▶ Problem statement
Stop at the line containing "(0,0) rectangle (521,512);": repeat exactly every line of the entries below from the first up to it, plus that line, with pictures omitted.

▶ Dataset records

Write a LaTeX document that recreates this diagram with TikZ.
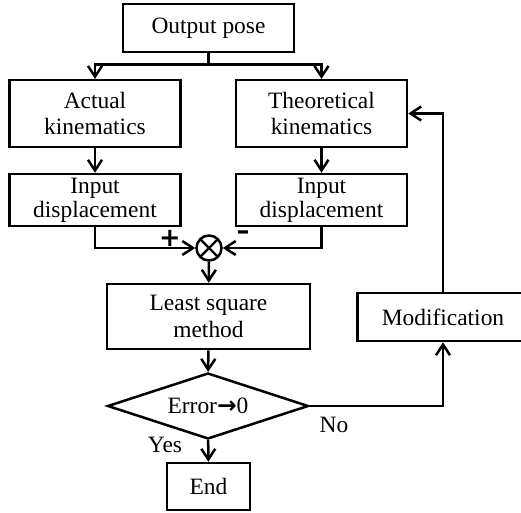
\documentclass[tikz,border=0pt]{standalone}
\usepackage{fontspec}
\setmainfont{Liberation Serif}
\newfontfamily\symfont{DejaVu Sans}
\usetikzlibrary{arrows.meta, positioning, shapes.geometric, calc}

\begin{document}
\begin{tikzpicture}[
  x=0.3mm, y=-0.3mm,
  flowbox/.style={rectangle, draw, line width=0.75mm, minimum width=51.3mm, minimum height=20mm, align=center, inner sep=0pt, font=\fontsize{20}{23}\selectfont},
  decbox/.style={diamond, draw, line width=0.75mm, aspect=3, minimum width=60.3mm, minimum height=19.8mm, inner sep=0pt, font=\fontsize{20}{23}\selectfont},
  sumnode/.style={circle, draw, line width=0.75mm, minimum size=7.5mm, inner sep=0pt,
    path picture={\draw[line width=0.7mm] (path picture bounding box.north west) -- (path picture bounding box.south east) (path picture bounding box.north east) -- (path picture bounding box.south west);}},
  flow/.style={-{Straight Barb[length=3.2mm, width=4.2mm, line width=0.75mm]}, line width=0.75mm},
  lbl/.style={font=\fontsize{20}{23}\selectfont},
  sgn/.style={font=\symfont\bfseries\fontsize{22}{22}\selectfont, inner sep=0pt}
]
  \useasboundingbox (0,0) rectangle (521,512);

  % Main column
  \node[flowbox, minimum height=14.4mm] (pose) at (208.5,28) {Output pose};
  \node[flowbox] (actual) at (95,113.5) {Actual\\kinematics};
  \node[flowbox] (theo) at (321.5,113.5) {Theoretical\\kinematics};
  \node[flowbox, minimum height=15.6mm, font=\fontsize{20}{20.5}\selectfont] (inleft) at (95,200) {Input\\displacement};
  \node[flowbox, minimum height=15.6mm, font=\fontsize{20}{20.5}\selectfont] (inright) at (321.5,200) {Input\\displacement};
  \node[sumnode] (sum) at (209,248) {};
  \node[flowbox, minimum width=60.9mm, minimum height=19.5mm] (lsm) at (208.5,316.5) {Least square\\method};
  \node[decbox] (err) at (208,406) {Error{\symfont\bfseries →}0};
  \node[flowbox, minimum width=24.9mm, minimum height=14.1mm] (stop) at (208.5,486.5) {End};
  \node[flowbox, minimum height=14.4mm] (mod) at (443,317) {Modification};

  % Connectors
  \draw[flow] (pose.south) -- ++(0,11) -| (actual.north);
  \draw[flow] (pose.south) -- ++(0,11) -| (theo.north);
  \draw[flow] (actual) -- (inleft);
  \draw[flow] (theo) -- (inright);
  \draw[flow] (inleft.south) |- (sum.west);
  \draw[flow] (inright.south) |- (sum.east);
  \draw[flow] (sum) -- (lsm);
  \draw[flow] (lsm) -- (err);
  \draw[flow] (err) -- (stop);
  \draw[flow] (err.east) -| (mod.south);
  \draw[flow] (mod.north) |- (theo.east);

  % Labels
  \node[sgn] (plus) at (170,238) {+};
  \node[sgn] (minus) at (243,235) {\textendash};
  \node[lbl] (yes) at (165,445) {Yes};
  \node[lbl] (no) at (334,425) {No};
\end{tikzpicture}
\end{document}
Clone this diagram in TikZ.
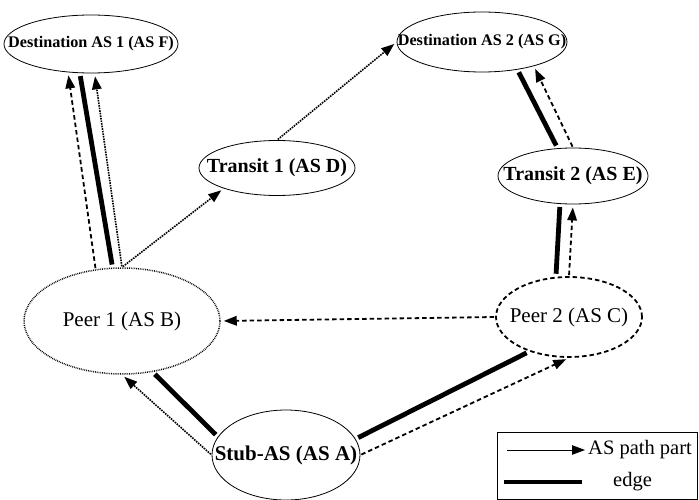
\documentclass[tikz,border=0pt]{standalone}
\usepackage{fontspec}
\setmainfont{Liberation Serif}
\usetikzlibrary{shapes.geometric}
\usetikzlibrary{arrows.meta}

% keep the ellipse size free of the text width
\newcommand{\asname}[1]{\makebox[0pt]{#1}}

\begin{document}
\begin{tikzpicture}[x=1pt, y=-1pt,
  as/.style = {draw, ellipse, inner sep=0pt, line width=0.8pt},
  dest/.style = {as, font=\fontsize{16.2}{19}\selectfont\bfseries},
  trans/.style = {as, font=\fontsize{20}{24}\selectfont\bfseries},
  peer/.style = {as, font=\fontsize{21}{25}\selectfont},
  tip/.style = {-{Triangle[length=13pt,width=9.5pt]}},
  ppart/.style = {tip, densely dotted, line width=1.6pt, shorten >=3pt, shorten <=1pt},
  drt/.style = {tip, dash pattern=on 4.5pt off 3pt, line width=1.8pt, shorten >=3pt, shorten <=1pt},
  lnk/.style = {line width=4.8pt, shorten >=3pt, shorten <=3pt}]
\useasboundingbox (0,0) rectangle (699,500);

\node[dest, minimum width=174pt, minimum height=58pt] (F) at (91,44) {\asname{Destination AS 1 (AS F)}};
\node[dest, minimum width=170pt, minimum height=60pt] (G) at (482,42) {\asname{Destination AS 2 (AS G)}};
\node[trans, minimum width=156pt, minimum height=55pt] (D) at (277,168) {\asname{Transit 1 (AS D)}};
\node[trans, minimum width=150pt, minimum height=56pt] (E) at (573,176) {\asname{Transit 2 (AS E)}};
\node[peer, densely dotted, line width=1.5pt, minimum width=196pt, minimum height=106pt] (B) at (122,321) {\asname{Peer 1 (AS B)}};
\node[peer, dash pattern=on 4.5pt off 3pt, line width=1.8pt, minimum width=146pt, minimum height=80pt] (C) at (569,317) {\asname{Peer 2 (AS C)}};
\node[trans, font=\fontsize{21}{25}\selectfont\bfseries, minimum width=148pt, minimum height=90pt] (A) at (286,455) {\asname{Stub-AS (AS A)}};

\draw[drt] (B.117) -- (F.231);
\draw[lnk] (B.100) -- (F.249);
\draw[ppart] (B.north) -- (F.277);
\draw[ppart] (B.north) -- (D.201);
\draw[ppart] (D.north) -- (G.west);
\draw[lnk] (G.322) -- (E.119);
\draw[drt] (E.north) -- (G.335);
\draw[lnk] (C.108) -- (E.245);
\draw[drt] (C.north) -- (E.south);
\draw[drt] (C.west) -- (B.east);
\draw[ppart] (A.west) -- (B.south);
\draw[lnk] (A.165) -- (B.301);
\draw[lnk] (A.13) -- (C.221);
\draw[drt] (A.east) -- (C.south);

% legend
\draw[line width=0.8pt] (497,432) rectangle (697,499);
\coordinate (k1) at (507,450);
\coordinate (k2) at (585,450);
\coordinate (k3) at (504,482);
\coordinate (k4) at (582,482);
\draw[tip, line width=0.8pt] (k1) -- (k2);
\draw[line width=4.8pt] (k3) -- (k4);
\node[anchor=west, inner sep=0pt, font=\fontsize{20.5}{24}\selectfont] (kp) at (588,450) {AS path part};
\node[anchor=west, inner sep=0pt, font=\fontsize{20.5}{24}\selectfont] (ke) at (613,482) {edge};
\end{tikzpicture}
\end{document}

▶ Expected answer
Write a LaTeX document that recreates this diagram with TikZ.
\documentclass[tikz,border=0pt]{standalone}
\usepackage{fontspec}
\setmainfont{Liberation Serif}
\newfontfamily\symfont{DejaVu Sans}
\usetikzlibrary{arrows.meta, positioning, shapes.geometric, calc}

\begin{document}
\begin{tikzpicture}[
  x=0.3mm, y=-0.3mm,
  flowbox/.style={rectangle, draw, line width=0.75mm, minimum width=51.3mm, minimum height=20mm, align=center, inner sep=0pt, font=\fontsize{20}{23}\selectfont},
  decbox/.style={diamond, draw, line width=0.75mm, aspect=3, minimum width=60.3mm, minimum height=19.8mm, inner sep=0pt, font=\fontsize{20}{23}\selectfont},
  sumnode/.style={circle, draw, line width=0.75mm, minimum size=7.5mm, inner sep=0pt,
    path picture={\draw[line width=0.7mm] (path picture bounding box.north west) -- (path picture bounding box.south east) (path picture bounding box.north east) -- (path picture bounding box.south west);}},
  flow/.style={-{Straight Barb[length=3.2mm, width=4.2mm, line width=0.75mm]}, line width=0.75mm},
  lbl/.style={font=\fontsize{20}{23}\selectfont},
  sgn/.style={font=\symfont\bfseries\fontsize{22}{22}\selectfont, inner sep=0pt}
]
  \useasboundingbox (0,0) rectangle (521,512);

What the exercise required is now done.